Complexity isn’t a liability. It’s how we know the system is alive. And our job isn’t to fix it into place, it’s to keep it breathing.
What we need are conversations rooted in curiosity, humility, and a sense of community. We need to stop pretending that there is a single, correct model or a definitive definition. We also need to recognize that, when it comes to sustaining open infrastructure, a certain level of complexity is not a liability. It's the only way forward.
What We Talk About When We Talk About Open Infrastructure in Katina Magazine
Thank you for this. I agree that open infrastructure isn’t a monolith and Elinor Ostrom’s work on commons and polycentric governance resonates strongly here. Her emphasis on context-specific, overlapping governance models seems particularly relevant for open scholarly infrastructure, which too often gravitates toward centralised solutions. Like Ostrom’s commons, our infrastructures are not just technical but social and cultural, shaped by local needs and practices.

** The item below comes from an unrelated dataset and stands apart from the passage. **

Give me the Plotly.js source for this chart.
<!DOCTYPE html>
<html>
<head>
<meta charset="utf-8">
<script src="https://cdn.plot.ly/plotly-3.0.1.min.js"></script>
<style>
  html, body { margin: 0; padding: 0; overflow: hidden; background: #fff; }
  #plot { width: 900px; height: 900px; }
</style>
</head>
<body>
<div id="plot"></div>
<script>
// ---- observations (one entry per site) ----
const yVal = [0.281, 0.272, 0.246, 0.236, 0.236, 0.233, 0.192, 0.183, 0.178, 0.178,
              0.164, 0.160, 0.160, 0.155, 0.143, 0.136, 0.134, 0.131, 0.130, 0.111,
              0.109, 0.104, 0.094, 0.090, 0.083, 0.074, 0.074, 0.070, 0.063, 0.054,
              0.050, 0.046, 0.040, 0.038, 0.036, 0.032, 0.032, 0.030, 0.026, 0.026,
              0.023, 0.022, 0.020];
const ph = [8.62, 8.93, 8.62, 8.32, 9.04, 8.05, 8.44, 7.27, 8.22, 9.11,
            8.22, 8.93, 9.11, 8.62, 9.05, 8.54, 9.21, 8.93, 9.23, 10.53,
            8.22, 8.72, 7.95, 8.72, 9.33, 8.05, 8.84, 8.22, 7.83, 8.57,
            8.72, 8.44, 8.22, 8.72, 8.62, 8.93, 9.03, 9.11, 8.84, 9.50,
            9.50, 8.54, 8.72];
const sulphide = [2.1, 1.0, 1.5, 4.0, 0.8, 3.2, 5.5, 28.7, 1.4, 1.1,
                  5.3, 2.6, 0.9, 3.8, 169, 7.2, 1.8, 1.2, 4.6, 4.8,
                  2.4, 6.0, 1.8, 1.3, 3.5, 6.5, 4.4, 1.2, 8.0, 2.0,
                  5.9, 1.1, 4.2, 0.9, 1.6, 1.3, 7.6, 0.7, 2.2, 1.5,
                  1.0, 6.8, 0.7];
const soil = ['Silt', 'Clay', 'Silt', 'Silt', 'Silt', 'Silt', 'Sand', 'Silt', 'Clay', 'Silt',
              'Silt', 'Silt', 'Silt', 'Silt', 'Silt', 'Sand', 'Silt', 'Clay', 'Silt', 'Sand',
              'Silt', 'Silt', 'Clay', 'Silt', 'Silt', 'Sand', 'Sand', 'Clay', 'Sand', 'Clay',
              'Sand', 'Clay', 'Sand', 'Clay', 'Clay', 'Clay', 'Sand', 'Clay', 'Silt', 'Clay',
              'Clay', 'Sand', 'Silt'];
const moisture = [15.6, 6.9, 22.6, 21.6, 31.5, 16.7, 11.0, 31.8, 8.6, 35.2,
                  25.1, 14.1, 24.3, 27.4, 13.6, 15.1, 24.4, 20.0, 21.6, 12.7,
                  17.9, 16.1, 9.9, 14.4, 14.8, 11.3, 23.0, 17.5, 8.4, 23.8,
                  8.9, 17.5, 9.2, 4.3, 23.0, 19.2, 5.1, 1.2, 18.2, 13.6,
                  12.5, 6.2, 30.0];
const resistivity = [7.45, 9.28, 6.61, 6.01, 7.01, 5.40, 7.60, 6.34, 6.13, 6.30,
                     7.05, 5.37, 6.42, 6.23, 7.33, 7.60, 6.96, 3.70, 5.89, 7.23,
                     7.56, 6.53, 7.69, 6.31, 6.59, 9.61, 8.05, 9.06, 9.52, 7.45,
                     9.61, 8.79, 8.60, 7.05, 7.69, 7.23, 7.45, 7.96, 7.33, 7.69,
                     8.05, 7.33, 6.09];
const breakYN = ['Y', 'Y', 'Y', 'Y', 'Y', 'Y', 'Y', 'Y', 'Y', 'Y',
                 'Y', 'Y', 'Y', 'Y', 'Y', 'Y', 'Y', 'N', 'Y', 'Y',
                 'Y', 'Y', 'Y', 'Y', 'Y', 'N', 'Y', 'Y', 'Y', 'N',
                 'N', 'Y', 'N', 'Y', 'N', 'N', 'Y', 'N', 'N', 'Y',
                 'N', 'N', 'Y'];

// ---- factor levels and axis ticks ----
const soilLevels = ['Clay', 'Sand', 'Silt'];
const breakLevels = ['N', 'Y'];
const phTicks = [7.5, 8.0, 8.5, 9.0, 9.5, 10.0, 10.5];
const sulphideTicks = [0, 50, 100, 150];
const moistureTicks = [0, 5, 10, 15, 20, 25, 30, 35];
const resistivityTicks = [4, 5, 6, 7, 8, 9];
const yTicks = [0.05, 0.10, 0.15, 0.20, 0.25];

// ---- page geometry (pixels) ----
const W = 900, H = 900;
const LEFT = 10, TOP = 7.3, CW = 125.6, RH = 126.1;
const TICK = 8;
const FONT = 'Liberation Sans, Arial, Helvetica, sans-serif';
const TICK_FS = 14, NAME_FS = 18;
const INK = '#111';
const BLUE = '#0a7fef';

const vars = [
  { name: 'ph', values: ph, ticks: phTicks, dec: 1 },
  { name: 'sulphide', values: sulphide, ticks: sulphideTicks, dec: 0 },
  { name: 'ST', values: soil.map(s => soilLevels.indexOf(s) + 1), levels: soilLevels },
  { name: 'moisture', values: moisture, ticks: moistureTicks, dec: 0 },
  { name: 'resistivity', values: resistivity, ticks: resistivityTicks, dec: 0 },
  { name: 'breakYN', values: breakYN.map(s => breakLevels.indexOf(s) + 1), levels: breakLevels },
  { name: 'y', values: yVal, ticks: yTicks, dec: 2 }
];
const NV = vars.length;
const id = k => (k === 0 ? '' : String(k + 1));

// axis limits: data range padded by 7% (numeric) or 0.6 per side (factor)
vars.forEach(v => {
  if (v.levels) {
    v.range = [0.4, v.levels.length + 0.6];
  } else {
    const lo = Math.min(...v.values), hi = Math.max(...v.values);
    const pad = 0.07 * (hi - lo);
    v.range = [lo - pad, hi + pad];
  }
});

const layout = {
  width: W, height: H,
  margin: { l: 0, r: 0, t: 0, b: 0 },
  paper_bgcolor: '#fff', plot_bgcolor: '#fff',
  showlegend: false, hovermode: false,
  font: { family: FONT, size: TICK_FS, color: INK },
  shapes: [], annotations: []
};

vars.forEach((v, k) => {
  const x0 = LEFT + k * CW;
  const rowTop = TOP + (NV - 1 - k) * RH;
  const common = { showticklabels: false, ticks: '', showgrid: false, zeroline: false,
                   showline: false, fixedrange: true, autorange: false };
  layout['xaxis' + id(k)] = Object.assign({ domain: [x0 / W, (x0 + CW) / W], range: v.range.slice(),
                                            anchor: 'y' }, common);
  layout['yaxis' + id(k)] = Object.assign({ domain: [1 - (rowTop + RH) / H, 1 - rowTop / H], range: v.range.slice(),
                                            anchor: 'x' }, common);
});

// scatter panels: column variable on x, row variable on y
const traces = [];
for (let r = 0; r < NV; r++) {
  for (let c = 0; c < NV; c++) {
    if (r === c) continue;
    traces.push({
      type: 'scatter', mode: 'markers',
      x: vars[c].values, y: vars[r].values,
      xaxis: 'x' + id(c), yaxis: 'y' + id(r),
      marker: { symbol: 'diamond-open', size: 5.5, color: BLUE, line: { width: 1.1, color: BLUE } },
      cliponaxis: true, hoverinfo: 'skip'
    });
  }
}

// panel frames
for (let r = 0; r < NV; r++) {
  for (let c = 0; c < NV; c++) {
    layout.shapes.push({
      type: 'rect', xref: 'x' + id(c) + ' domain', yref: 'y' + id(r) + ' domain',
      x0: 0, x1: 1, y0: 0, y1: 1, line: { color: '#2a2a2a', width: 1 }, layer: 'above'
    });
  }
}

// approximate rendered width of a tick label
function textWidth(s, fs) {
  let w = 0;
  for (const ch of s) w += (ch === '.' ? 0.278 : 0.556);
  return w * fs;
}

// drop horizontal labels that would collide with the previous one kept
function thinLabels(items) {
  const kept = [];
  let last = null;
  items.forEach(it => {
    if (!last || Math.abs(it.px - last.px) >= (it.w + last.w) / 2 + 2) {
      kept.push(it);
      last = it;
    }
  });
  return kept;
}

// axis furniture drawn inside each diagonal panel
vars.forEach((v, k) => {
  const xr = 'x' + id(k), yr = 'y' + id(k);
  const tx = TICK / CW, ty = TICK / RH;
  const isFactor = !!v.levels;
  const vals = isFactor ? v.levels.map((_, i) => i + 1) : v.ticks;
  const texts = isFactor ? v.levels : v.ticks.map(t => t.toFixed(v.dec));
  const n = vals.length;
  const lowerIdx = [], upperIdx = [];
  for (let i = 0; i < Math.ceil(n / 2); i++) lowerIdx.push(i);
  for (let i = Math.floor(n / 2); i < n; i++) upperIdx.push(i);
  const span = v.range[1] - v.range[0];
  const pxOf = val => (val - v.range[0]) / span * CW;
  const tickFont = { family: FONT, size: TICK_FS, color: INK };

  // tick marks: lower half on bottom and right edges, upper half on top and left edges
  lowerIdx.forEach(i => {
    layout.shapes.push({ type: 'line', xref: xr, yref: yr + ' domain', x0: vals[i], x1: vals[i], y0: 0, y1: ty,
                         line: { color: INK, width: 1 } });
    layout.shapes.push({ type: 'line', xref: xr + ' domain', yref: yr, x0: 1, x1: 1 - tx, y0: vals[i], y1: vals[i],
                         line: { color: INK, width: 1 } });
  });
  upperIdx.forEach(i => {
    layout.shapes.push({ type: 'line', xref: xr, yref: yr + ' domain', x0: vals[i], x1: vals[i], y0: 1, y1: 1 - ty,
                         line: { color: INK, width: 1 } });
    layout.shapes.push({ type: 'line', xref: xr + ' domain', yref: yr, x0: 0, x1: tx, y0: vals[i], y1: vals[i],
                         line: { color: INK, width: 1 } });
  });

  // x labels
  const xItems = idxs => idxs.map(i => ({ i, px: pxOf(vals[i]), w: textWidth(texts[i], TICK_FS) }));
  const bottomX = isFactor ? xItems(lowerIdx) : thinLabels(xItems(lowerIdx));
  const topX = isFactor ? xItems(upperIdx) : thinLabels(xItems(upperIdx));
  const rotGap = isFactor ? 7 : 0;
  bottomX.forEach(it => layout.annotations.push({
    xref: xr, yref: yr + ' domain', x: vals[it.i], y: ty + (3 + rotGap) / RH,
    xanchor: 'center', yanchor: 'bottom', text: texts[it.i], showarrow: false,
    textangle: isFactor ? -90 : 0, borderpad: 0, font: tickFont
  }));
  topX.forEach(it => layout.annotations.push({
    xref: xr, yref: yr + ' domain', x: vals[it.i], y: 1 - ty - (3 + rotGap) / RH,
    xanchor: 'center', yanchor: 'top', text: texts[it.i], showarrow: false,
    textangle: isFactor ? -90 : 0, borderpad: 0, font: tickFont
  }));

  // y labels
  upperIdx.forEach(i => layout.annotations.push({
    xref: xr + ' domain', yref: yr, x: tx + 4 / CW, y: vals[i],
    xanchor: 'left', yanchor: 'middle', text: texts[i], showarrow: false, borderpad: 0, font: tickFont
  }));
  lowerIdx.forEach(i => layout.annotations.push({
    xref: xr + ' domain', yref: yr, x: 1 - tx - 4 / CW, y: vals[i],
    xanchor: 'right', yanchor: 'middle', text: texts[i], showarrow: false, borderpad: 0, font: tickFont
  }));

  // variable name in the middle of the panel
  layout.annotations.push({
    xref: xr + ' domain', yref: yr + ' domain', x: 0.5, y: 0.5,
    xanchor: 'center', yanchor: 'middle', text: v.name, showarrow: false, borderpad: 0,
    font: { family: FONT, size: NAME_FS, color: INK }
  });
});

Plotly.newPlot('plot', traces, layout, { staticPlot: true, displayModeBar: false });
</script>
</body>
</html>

I also appreciate your framing of "curiosity, humility, and a sense of community" as foundational values. The Wikipedia movement and the global, volunteer-driven work behind the Linux kernel are powerful examples of this ethos in action. Anthropologist Gabriella Coleman’s work exploring the hacker and open source communities underscores how much of open infrastructure relies on trust, care, and long term collective maintenance. These elements we often overlook when focusing only on scalability or efficiency as you mention and also when it comes to funding opportunities.
Similar to Ostrom, I also want to point out Mariana Mazzucato's work on "public value" which provides a framework to treat our infrastructures not just as commons but as collective public goods that deserve sustained investment and policy support.